»»

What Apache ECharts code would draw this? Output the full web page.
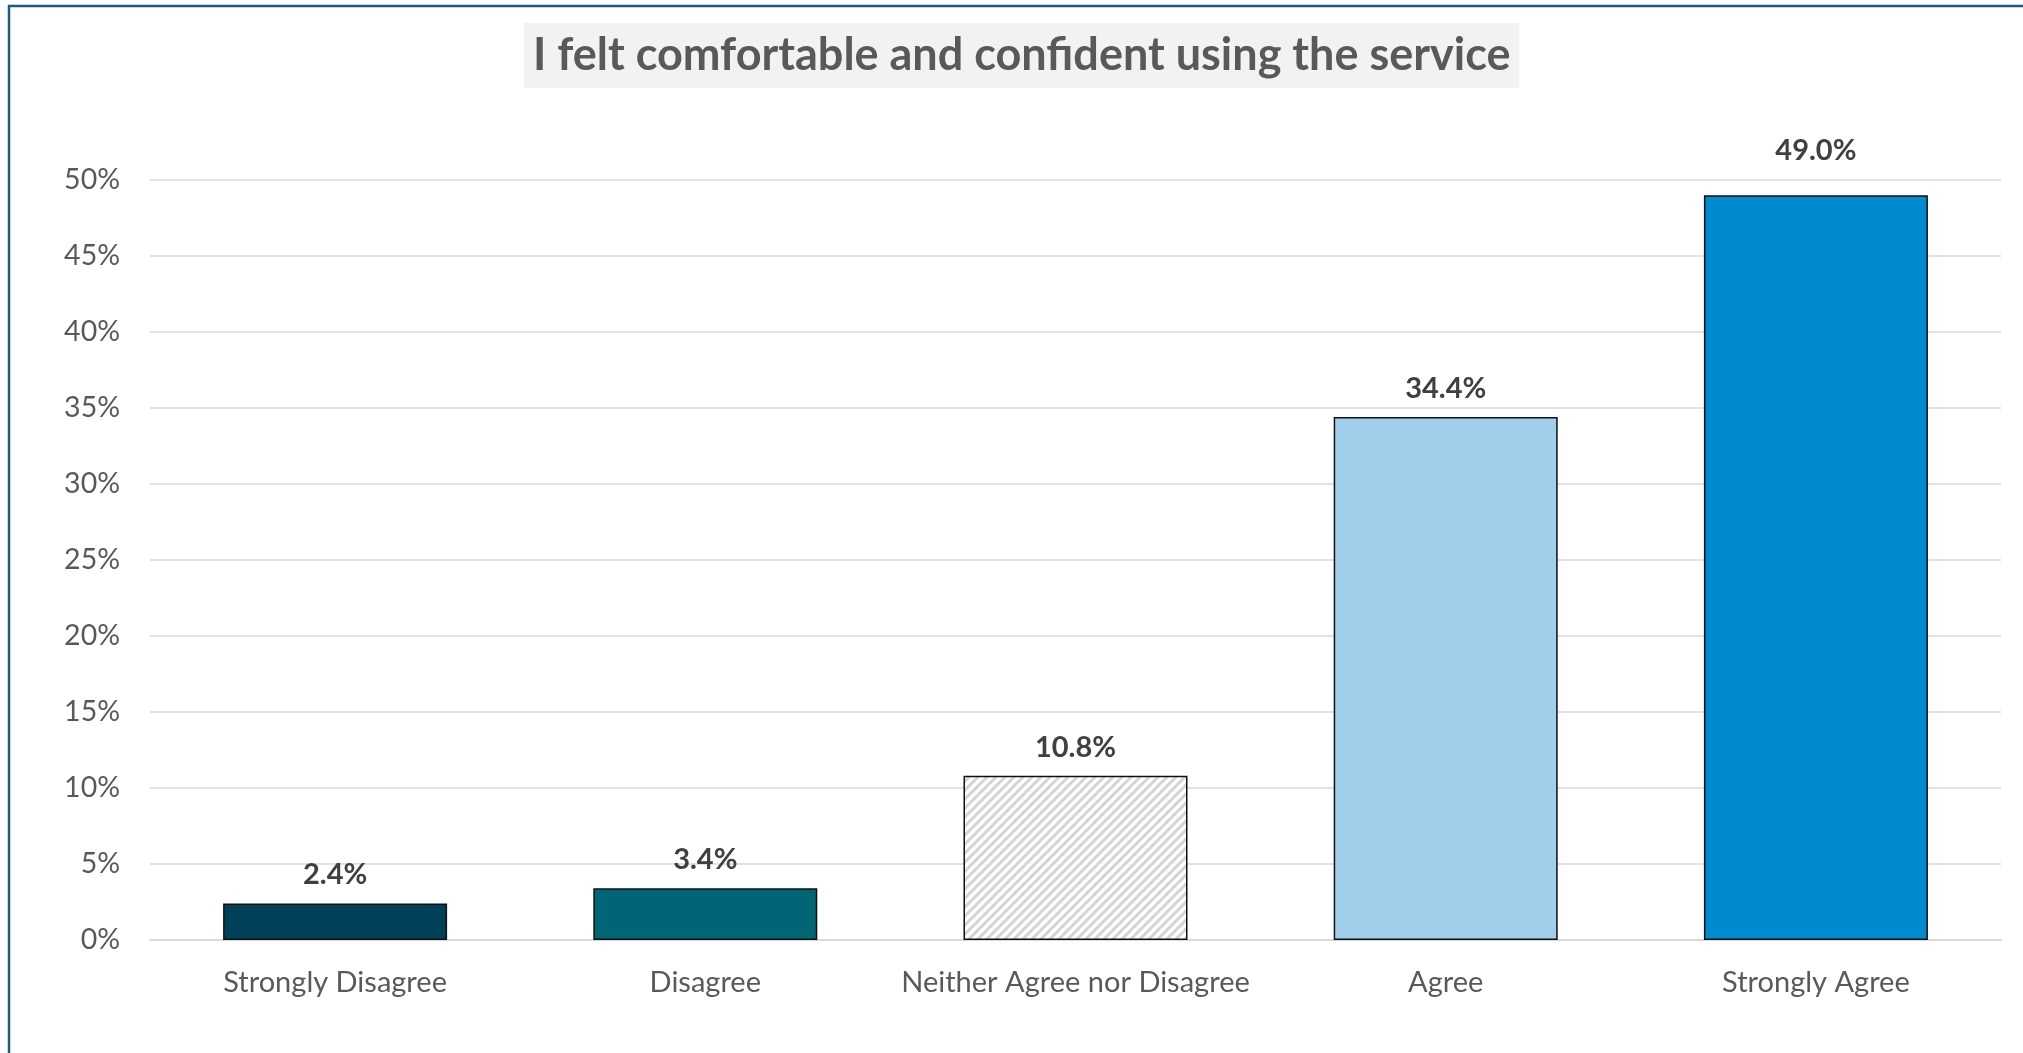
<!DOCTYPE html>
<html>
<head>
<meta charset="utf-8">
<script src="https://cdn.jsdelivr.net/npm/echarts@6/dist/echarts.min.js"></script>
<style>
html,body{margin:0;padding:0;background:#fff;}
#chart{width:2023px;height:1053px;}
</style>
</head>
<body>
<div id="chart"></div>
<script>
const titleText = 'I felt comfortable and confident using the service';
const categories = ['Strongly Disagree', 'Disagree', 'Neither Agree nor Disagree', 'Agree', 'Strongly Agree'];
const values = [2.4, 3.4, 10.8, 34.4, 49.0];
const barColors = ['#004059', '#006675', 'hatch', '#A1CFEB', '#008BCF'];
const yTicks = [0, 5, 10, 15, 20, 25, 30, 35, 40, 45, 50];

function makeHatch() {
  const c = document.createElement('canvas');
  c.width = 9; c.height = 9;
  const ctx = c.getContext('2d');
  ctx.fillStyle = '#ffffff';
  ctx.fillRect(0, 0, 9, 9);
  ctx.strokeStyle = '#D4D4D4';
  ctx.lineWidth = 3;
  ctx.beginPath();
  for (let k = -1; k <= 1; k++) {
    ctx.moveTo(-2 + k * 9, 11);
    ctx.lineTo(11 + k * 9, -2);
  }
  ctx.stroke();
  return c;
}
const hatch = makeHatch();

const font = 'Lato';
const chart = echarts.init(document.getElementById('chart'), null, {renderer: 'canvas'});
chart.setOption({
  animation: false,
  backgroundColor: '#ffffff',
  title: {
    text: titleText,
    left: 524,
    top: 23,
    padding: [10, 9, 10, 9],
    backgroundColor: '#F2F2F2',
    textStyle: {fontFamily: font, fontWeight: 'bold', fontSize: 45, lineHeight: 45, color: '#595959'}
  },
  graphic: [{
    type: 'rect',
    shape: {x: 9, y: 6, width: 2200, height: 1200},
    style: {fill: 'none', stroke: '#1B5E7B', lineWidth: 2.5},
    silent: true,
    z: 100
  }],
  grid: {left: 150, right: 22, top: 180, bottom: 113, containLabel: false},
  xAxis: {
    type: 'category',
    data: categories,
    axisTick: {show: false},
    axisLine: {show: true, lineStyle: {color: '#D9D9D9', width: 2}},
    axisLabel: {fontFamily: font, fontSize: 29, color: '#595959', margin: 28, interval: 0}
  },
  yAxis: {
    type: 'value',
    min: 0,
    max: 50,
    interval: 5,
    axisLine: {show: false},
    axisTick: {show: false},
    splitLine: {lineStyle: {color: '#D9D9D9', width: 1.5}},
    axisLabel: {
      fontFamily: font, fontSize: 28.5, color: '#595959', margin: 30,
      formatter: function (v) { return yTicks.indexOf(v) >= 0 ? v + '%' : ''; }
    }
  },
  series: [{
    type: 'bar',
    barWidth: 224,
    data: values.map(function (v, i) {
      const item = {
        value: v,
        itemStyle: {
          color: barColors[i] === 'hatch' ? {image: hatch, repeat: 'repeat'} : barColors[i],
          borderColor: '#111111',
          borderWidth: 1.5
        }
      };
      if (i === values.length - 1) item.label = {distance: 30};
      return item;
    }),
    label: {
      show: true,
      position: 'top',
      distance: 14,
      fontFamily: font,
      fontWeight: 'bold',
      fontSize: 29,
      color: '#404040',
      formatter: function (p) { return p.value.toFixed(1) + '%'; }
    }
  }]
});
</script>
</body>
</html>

««

> **WHAT TO WORK ON**: Write the listing out a second time exactly, dropping all images.

> **ANSWER TO THIS TASK**:
What Apache ECharts code would draw this? Output the full web page.
<!DOCTYPE html>
<html>
<head>
<meta charset="utf-8">
<script src="https://cdn.jsdelivr.net/npm/echarts@6/dist/echarts.min.js"></script>
<style>
html,body{margin:0;padding:0;background:#fff;}
#chart{width:2023px;height:1053px;}
</style>
</head>
<body>
<div id="chart"></div>
<script>
const titleText = 'I felt comfortable and confident using the service';
const categories = ['Strongly Disagree', 'Disagree', 'Neither Agree nor Disagree', 'Agree', 'Strongly Agree'];
const values = [2.4, 3.4, 10.8, 34.4, 49.0];
const barColors = ['#004059', '#006675', 'hatch', '#A1CFEB', '#008BCF'];
const yTicks = [0, 5, 10, 15, 20, 25, 30, 35, 40, 45, 50];

function makeHatch() {
  const c = document.createElement('canvas');
  c.width = 9; c.height = 9;
  const ctx = c.getContext('2d');
  ctx.fillStyle = '#ffffff';
  ctx.fillRect(0, 0, 9, 9);
  ctx.strokeStyle = '#D4D4D4';
  ctx.lineWidth = 3;
  ctx.beginPath();
  for (let k = -1; k <= 1; k++) {
    ctx.moveTo(-2 + k * 9, 11);
    ctx.lineTo(11 + k * 9, -2);
  }
  ctx.stroke();
  return c;
}
const hatch = makeHatch();

const font = 'Lato';
const chart = echarts.init(document.getElementById('chart'), null, {renderer: 'canvas'});
chart.setOption({
  animation: false,
  backgroundColor: '#ffffff',
  title: {
    text: titleText,
    left: 524,
    top: 23,
    padding: [10, 9, 10, 9],
    backgroundColor: '#F2F2F2',
    textStyle: {fontFamily: font, fontWeight: 'bold', fontSize: 45, lineHeight: 45, color: '#595959'}
  },
  graphic: [{
    type: 'rect',
    shape: {x: 9, y: 6, width: 2200, height: 1200},
    style: {fill: 'none', stroke: '#1B5E7B', lineWidth: 2.5},
    silent: true,
    z: 100
  }],
  grid: {left: 150, right: 22, top: 180, bottom: 113, containLabel: false},
  xAxis: {
    type: 'category',
    data: categories,
    axisTick: {show: false},
    axisLine: {show: true, lineStyle: {color: '#D9D9D9', width: 2}},
    axisLabel: {fontFamily: font, fontSize: 29, color: '#595959', margin: 28, interval: 0}
  },
  yAxis: {
    type: 'value',
    min: 0,
    max: 50,
    interval: 5,
    axisLine: {show: false},
    axisTick: {show: false},
    splitLine: {lineStyle: {color: '#D9D9D9', width: 1.5}},
    axisLabel: {
      fontFamily: font, fontSize: 28.5, color: '#595959', margin: 30,
      formatter: function (v) { return yTicks.indexOf(v) >= 0 ? v + '%' : ''; }
    }
  },
  series: [{
    type: 'bar',
    barWidth: 224,
    data: values.map(function (v, i) {
      const item = {
        value: v,
        itemStyle: {
          color: barColors[i] === 'hatch' ? {image: hatch, repeat: 'repeat'} : barColors[i],
          borderColor: '#111111',
          borderWidth: 1.5
        }
      };
      if (i === values.length - 1) item.label = {distance: 30};
      return item;
    }),
    label: {
      show: true,
      position: 'top',
      distance: 14,
      fontFamily: font,
      fontWeight: 'bold',
      fontSize: 29,
      color: '#404040',
      formatter: function (p) { return p.value.toFixed(1) + '%'; }
    }
  }]
});
</script>
</body>
</html>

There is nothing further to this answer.